You should never be too afraid to ask about the fees involved with your home loan.
Every borrower has the right to know their mortgage inside out and there are no exceptions.
It’s important that your lender is transparent about all of the fees associated with your loan you so can identify any opportunities to save. Before you decide on a loan, ask about the following little known fees so you are able to make an informed decision, and even avoid paying them.
Early exit fees
Early exit fees actually refer to several different fees you can be charged when you leave your loan early, before the term of the contract ends. These fees, which may consist of discharge fees, admin, break costs and early termination fees, are designed to compensate the lender for their loss of money when you leave your home loan. These fees are pretty unavoidable but some can be waived if you refinance within the same financial institution. Ending a fixed rate home loan contract early can incur higher break costs, so it’s a good idea to make sure you are planning to stick with your fixed rate term before signing up.
Account keeping fees
Lenders may charge account keeping fees to cover the administrative costs associated with managing your loan. This could be an annual, quarterly or monthly fee. But not all lenders charge this fee. It’s a lot easier to find lenders that don’t charge these fees when you compare home loans online. There is also the possibility of negotiating with your lender to waive these fees. Many lenders also offer promotions where they waive account keeping fees during the peak mortgage season in spring, or you could opt for an online lender as they generally charge less fees due to less overheads.
Lenders Mortgage Insurance
Lenders Mortgage Insurance (LMI) can cost you a considerable amount of money when you apply for a loan. If you have not saved up a deposit of at least 20 percent of the value of your home then you will be charged LMI. Most lenders will allow you to capitalise the cost into the loan but this will more than double the original fee because you’re paying it off over the length of your loan term. Some lenders offer you the option of a ‘family guarantee’ whereby your parents can put up part of the equity in their property as part of your deposit to help you avoid LMI. If you haven’t saved up a sufficient deposit you should calculate how much LMI you will have to pay to see if it is worthwhile waiting until you have a bigger deposit saved. For a guide on LMI, take a look here.
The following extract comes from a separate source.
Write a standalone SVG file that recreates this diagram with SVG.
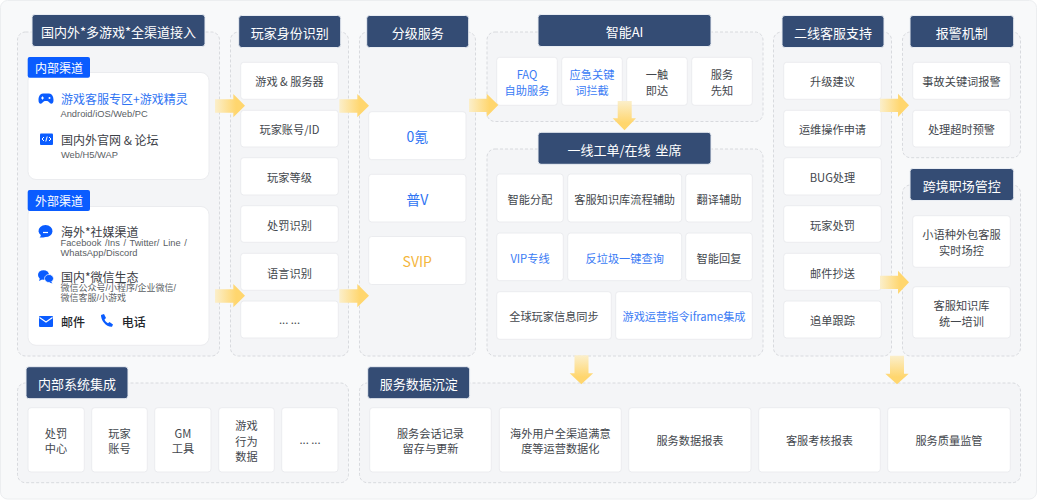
<svg xmlns="http://www.w3.org/2000/svg" width="1038" height="500" viewBox="0 0 1038 500">
<style>
text{font-family:"Noto Sans CJK SC","Noto Sans",sans-serif;text-anchor:middle;dominant-baseline:central}
.bg{fill:#f8f9fa;stroke:#eceef0}
.panel{fill:#f4f5f7;stroke:#d8dade;stroke-dasharray:3 2}
.head{fill:#344c74;stroke:#e9edf3}
.ht{fill:#fff;font-size:13px}
.card{fill:#fff;stroke:#ebecef;stroke-width:1}
.t{fill:#43474d;font-size:11.200px}
.b{fill:#3a7bf5;font-size:11.200px}
.tier{fill:#2f74f3;font-size:14px}
.tag{fill:#0a5cff}
.tagt{fill:#fff;font-size:12px}
.l{text-anchor:start;font-size:12px;fill:#3c4046}
.lb{fill:#2f74f3}
.s{font-size:9px;fill:#5a5e64}
.lat{font-family:"Liberation Sans","Noto Sans CJK SC",sans-serif;font-size:9.300px}
.cjk{font-family:"Liberation Sans","Noto Sans CJK SC",sans-serif;font-size:9px}
.m{text-anchor:start;font-size:12px;fill:#23262b;font-weight:500}
.ic{fill:#0a5cff}
.ar{fill:url(#gh)}
.ad{fill:url(#gv)}
</style>
<defs>
<linearGradient id="gh"><stop offset="0" stop-color="#fbefcb"/><stop offset="0.7" stop-color="#ffd66e"/></linearGradient>
<linearGradient id="gv" x2="0" y2="1"><stop offset="0" stop-color="#fbefcb"/><stop offset="0.75" stop-color="#ffd66e"/></linearGradient>
</defs>
<rect class="bg" x="0.500" y="0.500" width="1036" height="498.500" rx="7"/>

<g id="access">
<rect class="panel" x="17.500" y="32" width="202" height="324" rx="8"/>
<rect class="head" x="32" y="14.500" width="173" height="32" rx="3"/>
<text class="ht" x="118.500" y="31">国内外*多游戏*全渠道接入</text>
<rect class="card" x="28" y="72.500" width="181" height="107" rx="8"/>
<rect class="tag" x="27.700" y="57" width="62.300" height="20.700" rx="2"/>
<text class="tagt" x="59" y="67.500">内部渠道</text>
<path class="ic" d="M42 93.500h7c3 0 4.500 3 4.500 6.500 0 2.500-.8 3.700-2.200 3.700-1.800 0-2.600-2.700-4-2.700h-2.600c-1.400 0-2.200 2.700-4 2.700-1.400 0-2.200-1.200-2.200-3.700 0-3.500 1.500-6.500 4.500-6.500z"/>
<path d="M41 98h3M42.500 96.500v3" stroke="#fff" stroke-width="1"/><circle cx="49.500" cy="98" r="1" fill="#fff"/>
<text class="l"><tspan class="lb" x="61" y="98">游戏客服专区+游戏精灵</tspan><tspan class="s lat" x="60.500" y="113.700">Android/iOS/Web/PC</tspan></text>
<rect class="ic" x="40" y="133.500" width="13" height="11.500" rx="1"/>
<path d="M44 137l-2 2 2 2M49 137l2 2-2 2M47.200 136.500l-1.400 5" fill="none" stroke="#fff" stroke-width="1"/>
<text class="l"><tspan x="61" y="139.300">国内外官网 &amp; 论坛</tspan><tspan class="s lat" x="61" y="155">Web/H5/WAP</tspan></text>

<rect class="card" x="28" y="206.500" width="181" height="138.800" rx="8"/>
<rect class="tag" x="27.700" y="190" width="62.300" height="21" rx="2"/>
<text class="tagt" x="59" y="200.500">外部渠道</text>
<path class="ic" d="M45.500 225a7.200 6 0 0 1 7 6.500 7 6 0 0 1-7 5.500c-2 .5-4 .8-6 .5 1-.7 1.300-1.500 1.300-2.500a6.500 6 0 0 1-2.300-3.500 7.200 6 0 0 1 7-6.500z"/>
<path d="M43 232.500h5" stroke="#fff" stroke-width="1.200"/>
<text class="l"><tspan x="61" y="231.300">海外*社媒渠道</tspan><tspan class="s lat" x="60.500" y="243.300" word-spacing="1">Facebook /Ins / Twitter/ Line /</tspan><tspan class="s lat" x="60.500" y="253">WhatsApp/Discord</tspan></text>
<ellipse class="ic" cx="43.500" cy="275" rx="5.500" ry="4.800"/>
<ellipse class="ic" cx="49" cy="278.500" rx="4.500" ry="4" stroke="#fff" stroke-width=".7"/>
<path class="ic" d="M40 278l-1 3 3-1.500zM51 281.500l1.500 2-3-1z"/>
<text class="l"><tspan x="61" y="276">国内*微信生态</tspan><tspan class="s cjk" x="60.500" y="288.300">微信公众号/小程序/企业微信/</tspan><tspan class="s cjk" x="60.500" y="298">微信客服/小游戏</tspan></text>
<rect class="ic" x="39" y="316" width="14" height="11" rx="1"/>
<path d="M39.500 317.500l6.500 4.500 6.500-4.500" fill="none" stroke="#fff" stroke-width="1.100"/>
<text class="m" x="61" y="321.300">邮件</text>
<path class="ic" d="M101 315l3-1 2 4-1.500 1.500c.7 1.800 2 3 3.500 3.800l1.500-1.200 3.500 2.500-1 2.200c-5.500.5-11.500-6-11-12.800z"/>
<text class="m" x="121.700" y="321.300">电话</text>
</g>

<g id="identity">
<rect class="panel" x="230.500" y="32" width="118" height="324" rx="8"/>
<rect class="head" x="238.700" y="15.500" width="102" height="32" rx="3"/>
<text class="ht" x="289.700" y="32">玩家身份识别</text>
<rect class="card" x="240.700" y="62.300" width="97.600" height="37" rx="3"/><text class="t" x="289.500" y="81">游戏 &amp; 服务器</text>
<rect class="card" x="240.700" y="110.300" width="97.600" height="36.700" rx="3"/><text class="t" x="289.500" y="129">玩家账号/ID</text>
<rect class="card" x="240.700" y="157.700" width="97.600" height="37.300" rx="3"/><text class="t" x="289.500" y="177">玩家等级</text>
<rect class="card" x="240.700" y="205.700" width="97.600" height="36.600" rx="3"/><text class="t" x="289.500" y="224.500">处罚识别</text>
<rect class="card" x="240.700" y="253.300" width="97.600" height="37" rx="3"/><text class="t" x="289.500" y="272.500">语言识别</text>
<rect class="card" x="240.700" y="301" width="97.600" height="37" rx="3"/><text class="t" x="289.500" y="319">... ...</text>
</g>

<g id="tiers">
<rect class="panel" x="359.500" y="32" width="116" height="324" rx="8"/>
<rect class="head" x="366.700" y="15.500" width="102" height="32" rx="3"/>
<text class="ht" x="417.700" y="32">分级服务</text>
<rect class="card" x="368.700" y="111.700" width="97.300" height="48" rx="3"/><text class="tier" x="417.300" y="136">0氪</text>
<rect class="card" x="368.700" y="174.300" width="97.300" height="47.700" rx="3"/><text class="tier" x="417.300" y="198.500">普V</text>
<rect class="card" x="368.700" y="236.500" width="97.300" height="48" rx="3"/><text class="tier" x="417.300" y="260.500" style="fill:#f4b63c">SVIP</text>
</g>

<g id="ai">
<rect class="panel" x="487" y="32" width="276" height="89.500" rx="8"/>
<rect class="head" x="538" y="14.500" width="173" height="32" rx="3"/>
<text class="ht" x="624.500" y="31">智能AI</text>
<rect class="card" x="496.700" y="57.300" width="60.600" height="48" rx="3"/><text class="b" x="527" y="74">FAQ</text><text class="b" x="527" y="89.500">自助服务</text>
<rect class="card" x="561.700" y="57.300" width="60.600" height="48" rx="3"/><text class="b" x="592" y="74">应急关键</text><text class="b" x="592" y="89.500">词拦截</text>
<rect class="card" x="626.700" y="57.300" width="60.600" height="48" rx="3"/><text class="t" x="657" y="74">一触</text><text class="t" x="657" y="89.500">即达</text>
<rect class="card" x="691.700" y="57.300" width="60.600" height="48" rx="3"/><text class="t" x="722" y="74">服务</text><text class="t" x="722" y="89.500">先知</text>
</g>

<g id="frontline">
<rect class="panel" x="487" y="149" width="276" height="207" rx="8"/>
<rect class="head" x="538" y="132.300" width="173" height="32" rx="3"/>
<text class="ht" x="624.500" y="149" word-spacing="2">一线工单/在线 坐席</text>
<rect class="card" x="496.700" y="174" width="66.600" height="48" rx="3"/><text class="t" x="530" y="198.500">智能分配</text>
<rect class="card" x="567.700" y="174" width="114" height="48" rx="3"/><text class="t" x="624.700" y="198.500">客服知识库流程辅助</text>
<rect class="card" x="685.700" y="174" width="66.600" height="48" rx="3"/><text class="t" x="719" y="198.500">翻译辅助</text>
<rect class="card" x="496.700" y="233" width="66.600" height="47.700" rx="3"/><text class="b" x="530" y="257.500">VIP专线</text>
<rect class="card" x="567.700" y="233" width="114" height="47.700" rx="3"/><text class="b" x="624.700" y="257.500">反垃圾一键查询</text>
<rect class="card" x="685.700" y="233" width="66.600" height="47.700" rx="3"/><text class="t" x="719" y="257.500">智能回复</text>
<rect class="card" x="496.700" y="291.700" width="114.600" height="47.600" rx="3"/><text class="t" x="554" y="316">全球玩家信息同步</text>
<rect class="card" x="615.700" y="291.700" width="136.600" height="47.600" rx="3"/><text class="b" x="684" y="316">游戏运营指令iframe集成</text>
</g>

<g id="second-line">
<rect class="panel" x="773.500" y="32" width="118" height="324" rx="8"/>
<rect class="head" x="782" y="15.500" width="102" height="32" rx="3"/>
<text class="ht" x="833" y="32">二线客服支持</text>
<rect class="card" x="783.700" y="62.300" width="97.600" height="37" rx="3"/><text class="t" x="832.500" y="81">升级建议</text>
<rect class="card" x="783.700" y="110.300" width="97.600" height="36.700" rx="3"/><text class="t" x="832.500" y="129">运维操作申请</text>
<rect class="card" x="783.700" y="157.700" width="97.600" height="37.300" rx="3"/><text class="t" x="832.500" y="177">BUG处理</text>
<rect class="card" x="783.700" y="205.700" width="97.600" height="36.600" rx="3"/><text class="t" x="832.500" y="224.500">玩家处罚</text>
<rect class="card" x="783.700" y="253.300" width="97.600" height="37" rx="3"/><text class="t" x="832.500" y="272.500">邮件抄送</text>
<rect class="card" x="783.700" y="301" width="97.600" height="37" rx="3"/><text class="t" x="832.500" y="319.500">追单跟踪</text>
</g>

<g id="alarm">
<rect class="panel" x="902.500" y="32" width="118" height="125.700" rx="8"/>
<rect class="head" x="910" y="15.500" width="103.700" height="32" rx="3"/>
<text class="ht" x="961.800" y="32">报警机制</text>
<rect class="card" x="912.700" y="62.300" width="97.600" height="37" rx="3"/><text class="t" x="961.500" y="81">事故关键词报警</text>
<rect class="card" x="912.700" y="110.300" width="97.600" height="36.700" rx="3"/><text class="t" x="961.500" y="129">处理超时预警</text>
</g>

<g id="cross-border">
<rect class="panel" x="902.500" y="185" width="118" height="171" rx="8"/>
<rect class="head" x="910" y="168.500" width="103.700" height="32" rx="3"/>
<text class="ht" x="961.800" y="185">跨境职场管控</text>
<rect class="card" x="912.700" y="215.700" width="97.600" height="51.600" rx="3"/><text class="t" x="961.500" y="234">小语种外包客服</text><text class="t" x="961.500" y="249.500">实时场控</text>
<rect class="card" x="912.700" y="286.700" width="97.600" height="51.300" rx="3"/><text class="t" x="961.500" y="305">客服知识库</text><text class="t" x="961.500" y="320.500">统一培训</text>
</g>

<g id="internal-systems">
<rect class="panel" x="17.500" y="383" width="331" height="99.700" rx="8"/>
<rect class="head" x="26" y="366.700" width="102" height="32" rx="3"/>
<text class="ht" x="77" y="383">内部系统集成</text>
<rect class="card" x="28" y="407.700" width="56.300" height="64.300" rx="3"/><text class="t" x="56" y="433">处罚</text><text class="t" x="56" y="448">中心</text>
<rect class="card" x="91.700" y="407.700" width="55.600" height="64.300" rx="3"/><text class="t" x="119.500" y="433">玩家</text><text class="t" x="119.500" y="448">账号</text>
<rect class="card" x="154.700" y="407.700" width="56.300" height="64.300" rx="3"/><text class="t" x="183" y="433">GM</text><text class="t" x="183" y="448">工具</text>
<rect class="card" x="218.700" y="407.700" width="55.600" height="64.300" rx="3"/><text class="t" x="246.500" y="425">游戏</text><text class="t" x="246.500" y="440.500">行为</text><text class="t" x="246.500" y="456">数据</text>
<rect class="card" x="281.700" y="407.700" width="56.300" height="64.300" rx="3"/><text class="t" x="310" y="439">... ...</text>
</g>

<g id="data">
<rect class="panel" x="359.500" y="383" width="661" height="99.700" rx="8"/>
<rect class="head" x="367.700" y="366.700" width="102" height="32" rx="3"/>
<text class="ht" x="418.700" y="383">服务数据沉淀</text>
<rect class="card" x="369.700" y="407.700" width="121.600" height="64.300" rx="3"/><text class="t" x="430.500" y="433">服务会话记录</text><text class="t" x="430.500" y="448">留存与更新</text>
<rect class="card" x="499.300" y="407.700" width="122" height="64.300" rx="3"/><text class="t" x="560.300" y="433">海外用户全渠道满意</text><text class="t" x="560.300" y="448">度等运营数据化</text>
<rect class="card" x="628.700" y="407.700" width="122.300" height="64.300" rx="3"/><text class="t" x="690" y="440">服务数据报表</text>
<rect class="card" x="758.700" y="407.700" width="121.600" height="64.300" rx="3"/><text class="t" x="819.500" y="440">客服考核报表</text>
<rect class="card" x="887.700" y="407.700" width="122.600" height="64.300" rx="3"/><text class="t" x="949" y="439.500">服务质量监管</text>
</g>

<g id="connectors">
<path class="ar" d="M215 99.300h18.300V94L245 105.700 233.300 117.300V112.700H215z"/>
<path class="ar" d="M339.300 99.300h18V94L369 105.700 357.300 117.300V112.700H339.300z"/>
<path class="ar" d="M469 98.700h17.700V93.700L498.300 105 486.700 116.700V112H469z"/>
<path class="ar" d="M215 289.300h18.300V284L245 295.700 233.300 307.300V302.700H215z"/>
<path class="ar" d="M339.300 289.300h18V284L369 295.700 357.300 307.300V302.700H339.300z"/>
<path class="ar" d="M880 98.700h18V93.700L909 105.300 898 117V112H880z"/>
<path class="ar" d="M880 275.700h18V270.700L909 282.300 898 294V289H880z"/>
<path class="ad" d="M617.700 101h14v17.300h4.300L624.500 130.300 612.700 118.300h5z"/>
<path class="ad" d="M574.500 355.300h14v18h4.700L581.300 384.300 569.700 373.300h4.800z"/>
<path class="ad" d="M890 355.700h14v18h4.700L897 384.300 885.300 373.700h4.700z"/>
</g>
</svg>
Like the name suggests, these fees are charged when you apply for a loan and includes the application, legal, settlement, valuation and administrative fees that cover the costs of setting up your loan. You should talk to your lender to find out exactly how much you are going to be because some of these fees may be avoidable. If you do your homework and know that some lenders don’t charge or waive these fees, you can use this to haggle out of paying them.
Home loans will be with you for a long time, so you should be aware of what you will be charged if your financial situation changes and you decide to refinance. Lenders can charge a huge amount of fees for refinancing a loan, which includes discharge costs from the original loan, to new application fees for the new home loan. You could find yourself paying thousands of dollars to refinance, so make sure you are aware of these costs up front. You can find out here how much it will cost you to refinance.
It’s important to ask your lender about all the fees associated with your home loan because you could potentially save yourself a lot of money down the line.
By comparing home loans online you can see the options that are out there and have more leverage when it comes to crunch time.